Perhaps the most important general insight from this volume is the importance of linking information science research to its wider contexts. Given the sociological turn in information science described in Cronin’s chapter, it would seem useful to apply some of these techniques to topics covered in other chapters. For example, in his discussion of institutional OA policies and mandates, Oppenheim comments that ‘surveys and anecdotal evidence indicate that the real issue is not that scholars are not convinced by OA, but rather they do not have the time to convert their materials into a format suitable for an IR [institutional repository], and the matter is simply not a high enough priority for them’ (p. 314). Perhaps this area would represent a profitable one for sociologists of science to explore in more detail.

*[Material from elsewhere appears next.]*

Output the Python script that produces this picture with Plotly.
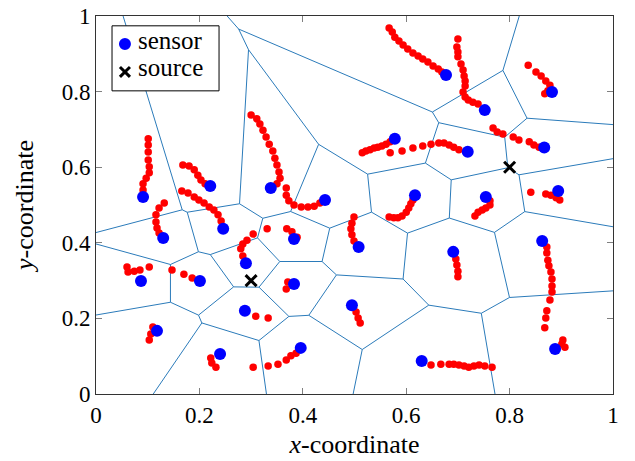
import plotly.graph_objects as go

# ---------------- data ----------------
sensor_x = [0.677, 0.752, 0.882, 0.578, 0.719, 0.867, 0.221, 0.338, 0.443, 0.091,
            0.617, 0.754, 0.894, 0.246, 0.130, 0.383, 0.508, 0.691, 0.863, 0.290,
            0.087, 0.201, 0.383, 0.495, 0.288, 0.118, 0.396, 0.240, 0.630, 0.888]
sensor_y = [0.844, 0.751, 0.799, 0.675, 0.641, 0.652, 0.550, 0.545, 0.513, 0.521,
            0.526, 0.521, 0.537, 0.437, 0.413, 0.410, 0.389, 0.376, 0.405, 0.346,
            0.299, 0.299, 0.291, 0.235, 0.220, 0.167, 0.122, 0.106, 0.087, 0.119]

source_x = [0.3, 0.8]
source_y = [0.3, 0.6]

legend_labels = ["sensor", "source"]
tick_values = [0, 0.2, 0.4, 0.6, 0.8, 1]
tick_labels = ["0", "0.2", "0.4", "0.6", "0.8", "1"]

trail_01 = [(0.567, 0.968), (0.573, 0.958), (0.578, 0.944), (0.586, 0.934), (0.594, 0.923),
            (0.603, 0.913), (0.613, 0.902), (0.623, 0.894), (0.632, 0.886), (0.642, 0.878),
            (0.652, 0.868), (0.662, 0.860), (0.669, 0.852)]
trail_02 = [(0.700, 0.939), (0.698, 0.918), (0.700, 0.905), (0.700, 0.892), (0.706, 0.873),
            (0.710, 0.857), (0.712, 0.841), (0.714, 0.828), (0.714, 0.815), (0.710, 0.799),
            (0.714, 0.786), (0.720, 0.778), (0.729, 0.772), (0.739, 0.767)]
trail_03 = [(0.836, 0.870), (0.851, 0.852), (0.861, 0.841), (0.870, 0.828), (0.878, 0.817),
            (0.868, 0.794), (0.874, 0.802)]
trail_04 = [(0.515, 0.638), (0.522, 0.643), (0.530, 0.646), (0.538, 0.651), (0.545, 0.653),
            (0.553, 0.656), (0.561, 0.661), (0.569, 0.667)]
trail_05 = [(0.569, 0.638), (0.592, 0.643), (0.613, 0.651), (0.632, 0.656), (0.648, 0.661),
            (0.663, 0.664), (0.673, 0.664), (0.683, 0.659), (0.692, 0.653), (0.702, 0.646)]
trail_06 = [(0.768, 0.704), (0.776, 0.693), (0.787, 0.688), (0.807, 0.680), (0.818, 0.672),
            (0.838, 0.667), (0.847, 0.659), (0.857, 0.653)]
trail_07 = [(0.168, 0.606), (0.180, 0.603), (0.190, 0.593), (0.197, 0.579), (0.203, 0.566),
            (0.211, 0.556)]
trail_08 = [(0.300, 0.738), (0.311, 0.728), (0.317, 0.714), (0.323, 0.698), (0.329, 0.680),
            (0.335, 0.661), (0.342, 0.643), (0.346, 0.624), (0.350, 0.606), (0.354, 0.587),
            (0.356, 0.571), (0.350, 0.556)]
trail_09 = [(0.368, 0.545), (0.368, 0.526), (0.373, 0.511), (0.383, 0.500), (0.397, 0.495),
            (0.410, 0.495), (0.422, 0.497), (0.433, 0.505)]
trail_10 = [(0.101, 0.675), (0.101, 0.659), (0.101, 0.640), (0.101, 0.619), (0.103, 0.601),
            (0.103, 0.585), (0.097, 0.571), (0.091, 0.556), (0.091, 0.540)]
trail_11 = [(0.613, 0.513), (0.609, 0.503), (0.605, 0.492), (0.600, 0.481), (0.592, 0.471),
            (0.584, 0.466), (0.576, 0.466), (0.567, 0.468)]
trail_12 = [(0.762, 0.511), (0.762, 0.500), (0.754, 0.492), (0.747, 0.487), (0.739, 0.481),
            (0.733, 0.471)]
trail_13 = [(0.841, 0.534), (0.870, 0.529), (0.880, 0.526), (0.890, 0.519), (0.897, 0.513)]
trail_14 = [(0.166, 0.537), (0.178, 0.532), (0.190, 0.521), (0.199, 0.513), (0.209, 0.505),
            (0.219, 0.495), (0.228, 0.487), (0.236, 0.474), (0.242, 0.458)]
trail_15 = [(0.132, 0.505), (0.122, 0.492), (0.116, 0.474), (0.116, 0.455), (0.118, 0.439),
            (0.122, 0.426)]
trail_16 = [(0.369, 0.437), (0.379, 0.429), (0.389, 0.415)]
trail_17 = [(0.499, 0.468), (0.495, 0.452), (0.493, 0.437), (0.495, 0.421), (0.499, 0.405)]
trail_18 = [(0.696, 0.357), (0.698, 0.341), (0.700, 0.325), (0.700, 0.310)]
trail_19 = [(0.872, 0.389), (0.872, 0.373), (0.874, 0.354), (0.876, 0.339), (0.880, 0.323),
            (0.882, 0.304), (0.882, 0.286), (0.882, 0.270), (0.878, 0.249), (0.872, 0.220),
            (0.870, 0.201), (0.868, 0.175)]
trail_20 = [(0.284, 0.365), (0.280, 0.384), (0.284, 0.397), (0.292, 0.407), (0.304, 0.423),
            (0.331, 0.437)]
trail_21 = [(0.060, 0.336), (0.062, 0.323), (0.074, 0.325), (0.085, 0.328), (0.103, 0.336)]
trail_22 = [(0.147, 0.328), (0.170, 0.317), (0.186, 0.307)]
trail_23 = [(0.371, 0.296), (0.368, 0.278)]
trail_24 = [(0.503, 0.217), (0.507, 0.201), (0.511, 0.188)]
trail_25 = [(0.309, 0.206), (0.333, 0.201)]
trail_26 = [(0.110, 0.177), (0.106, 0.159), (0.103, 0.143)]
trail_27 = [(0.387, 0.108), (0.377, 0.101), (0.368, 0.090), (0.352, 0.079), (0.333, 0.074),
            (0.304, 0.071)]
trail_28 = [(0.222, 0.095), (0.224, 0.082), (0.232, 0.071)]
trail_29 = [(0.648, 0.077), (0.667, 0.079), (0.683, 0.079), (0.692, 0.079), (0.702, 0.077),
            (0.712, 0.074), (0.721, 0.071), (0.731, 0.074), (0.741, 0.077), (0.752, 0.074),
            (0.766, 0.071)]
trail_30 = [(0.903, 0.143), (0.901, 0.132), (0.907, 0.124)]

trails = [trail_01, trail_02, trail_03, trail_04, trail_05, trail_06, trail_07, trail_08,
          trail_09, trail_10, trail_11, trail_12, trail_13, trail_14, trail_15, trail_16,
          trail_17, trail_18, trail_19, trail_20, trail_21, trail_22, trail_23, trail_24,
          trail_25, trail_26, trail_27, trail_28, trail_29, trail_30]


# ---------------- Voronoi cells (clipped to unit box) ----------------
def clip(poly, a, b, c):
    out = []
    n = len(poly)
    for k in range(n):
        P = poly[k]
        Q = poly[(k + 1) % n]
        fp = a * P[0] + b * P[1] - c
        fq = a * Q[0] + b * Q[1] - c
        if fp <= 0:
            out.append(P)
        if fp * fq < 0:
            t = fp / (fp - fq)
            out.append((P[0] + t * (Q[0] - P[0]), P[1] + t * (Q[1] - P[1])))
    return out


def on_same_side(P, Q, eps=1e-9):
    for idx in (0, 1):
        for v in (0.0, 1.0):
            if abs(P[idx] - v) < eps and abs(Q[idx] - v) < eps:
                return True
    return False


edge_x, edge_y = [], []
seen = set()
for i in range(len(sensor_x)):
    poly = [(0.0, 0.0), (1.0, 0.0), (1.0, 1.0), (0.0, 1.0)]
    xi, yi = sensor_x[i], sensor_y[i]
    for j in range(len(sensor_x)):
        if i == j:
            continue
        a = sensor_x[j] - xi
        b = sensor_y[j] - yi
        mx = (sensor_x[j] + xi) / 2
        my = (sensor_y[j] + yi) / 2
        poly = clip(poly, a, b, a * mx + b * my)
        if not poly:
            break
    n = len(poly)
    for k in range(n):
        P, Q = poly[k], poly[(k + 1) % n]
        if on_same_side(P, Q):
            continue
        key = tuple(sorted([(round(P[0], 5), round(P[1], 5)), (round(Q[0], 5), round(Q[1], 5))]))
        if key in seen or key[0] == key[1]:
            continue
        seen.add(key)
        edge_x += [P[0], Q[0], None]
        edge_y += [P[1], Q[1], None]

trail_x = [p[0] for t in trails for p in t]
trail_y = [p[1] for t in trails for p in t]

FONT = "Liberation Serif"
SENSOR_COLOR = "#0000ff"

fig = go.Figure()
fig.add_trace(go.Scatter(x=edge_x, y=edge_y, mode="lines",
                         line=dict(color="#2b7bba", width=1), hoverinfo="skip",
                         showlegend=False))
fig.add_trace(go.Scatter(x=trail_x, y=trail_y, mode="markers",
                         marker=dict(color="#ff0000", size=7.5), showlegend=False))
fig.add_trace(go.Scatter(x=sensor_x, y=sensor_y, mode="markers", name=legend_labels[0],
                         marker=dict(color=SENSOR_COLOR, size=12), showlegend=False))
fig.add_trace(go.Scatter(x=source_x, y=source_y, mode="markers", name=legend_labels[1],
                         marker=dict(symbol="x-thin", size=11,
                                     line=dict(color="black", width=3), color="black"),
                         showlegend=False))

# ---- legend box drawn in plot-area (paper) coordinates ----
shapes = [
    dict(type="rect", xref="paper", yref="paper", x0=0.031, x1=0.238, y0=0.802, y1=0.974,
         line=dict(color="black", width=1), fillcolor="white", layer="above"),
    dict(type="circle", xref="paper", yref="paper", x0=0.056 - 0.0116, x1=0.056 + 0.0116,
         y0=0.926 - 0.0159, y1=0.926 + 0.0159, line=dict(width=0),
         fillcolor=SENSOR_COLOR, layer="above"),
    dict(type="line", xref="paper", yref="paper", x0=0.056 - 0.0097, x1=0.056 + 0.0097,
         y0=0.852 - 0.0132, y1=0.852 + 0.0132, line=dict(color="black", width=3), layer="above"),
    dict(type="line", xref="paper", yref="paper", x0=0.056 - 0.0097, x1=0.056 + 0.0097,
         y0=0.852 + 0.0132, y1=0.852 - 0.0132, line=dict(color="black", width=3), layer="above"),
]
annotations = [
    dict(text=legend_labels[0], xref="paper", yref="paper", x=0.078, y=0.934,
         xanchor="left", yanchor="middle", showarrow=False,
         font=dict(family=FONT, size=25, color="black")),
    dict(text=legend_labels[1], xref="paper", yref="paper", x=0.078, y=0.864,
         xanchor="left", yanchor="middle", showarrow=False,
         font=dict(family=FONT, size=25, color="black")),
]

axis_common = dict(range=[0, 1], showgrid=False, zeroline=False, showline=True,
                   linecolor="#333333", linewidth=1, mirror="ticks", ticks="inside",
                   ticklen=6, tickcolor="#808080", tickvals=tick_values,
                   ticktext=tick_labels, automargin=False,
                   tickfont=dict(family=FONT, size=23, color="black"))

fig.update_layout(
    width=635, height=461,
    margin=dict(l=96, r=22, t=16, b=67),
    paper_bgcolor="white", plot_bgcolor="white",
    font=dict(family=FONT, color="black"),
    showlegend=False,
    shapes=shapes, annotations=annotations,
    xaxis=dict(axis_common, title=dict(text="<i>x</i>-coordinate",
                                       font=dict(family=FONT, size=26), standoff=8)),
    yaxis=dict(axis_common, title=dict(text="<i>y</i>-coordinate",
                                       font=dict(family=FONT, size=26), standoff=20)),
)

fig.write_html("out.html")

This volume would be of interest to anyone interested in the history of information science in the UK and for those wanting to get an overview of current trends. The volume is well produced and the layout very clear. I noticed the occasional typographic error, chiefly in personal names, e.g. Cramer for Cranmer (p. 98), Jacob for Jacobs (p. 321). One minor annoyance was that Mahon’s conception of ‘Europe’ seems to conflate the geographical expression with the political entity of the European Union (and its predecessor organisations). The main remaining question that needs to be asked is whether papers already published in an academic journal really need to be published again in book form? After all, many potential readers may already have access to this content via their institutional subscriptions to e-journals. The editor addresses this challenge in his preface, commenting that publishing in book form enables the content to be distributed to a wider readership. On balance, this assessment is probably correct.